I loaded about 800k rows containing a single value, about 2.6k size each.
The content was loaded using a maponly job from hadoop, the input file 2 Gb input file.
I started with an empty cassandra cluster (except for OpsCenter data, about 50M)
After the import the cassandra nodes have from 20 to 30 Gb used data.
I tried compacting, multiple times, draning, shutting down, restarting, compacting, repairing, etc
Usage is still high, far above what is needed to store the data. There are no deleted
rows, and the commit logs are drained and everything compacted.
Why on earth does cassandra require so much disk space?
(I have to store max 10 Gb of real data, I have to allocate 100Gb now to hold 2-3 Gb and have free space to perform compactions and repairs etc)
Furthermore, why one node is so bigger than others? I use random partitioner.
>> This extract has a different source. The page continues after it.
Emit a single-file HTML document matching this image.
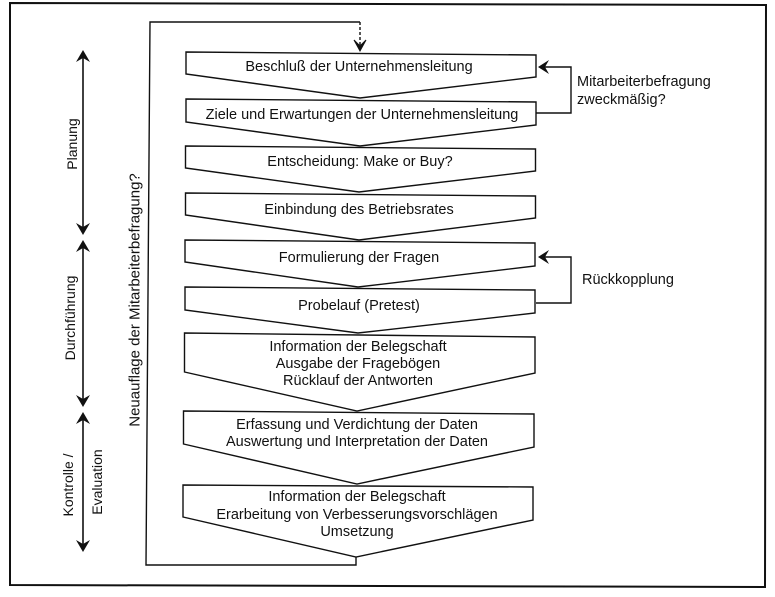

http://awesomescreenshot.com/05cd8igb1
Is there a way to see that the 30 Gb of the biggest node are indeed filled also by data
arriving from the another peer; and that part of the data which belongs to this biggest node is actually replicated? I have somehow the feeling that one node gets more data and doesn't replicate. (my payloads are quite homogeneous)
Any help is appreciated!
Marko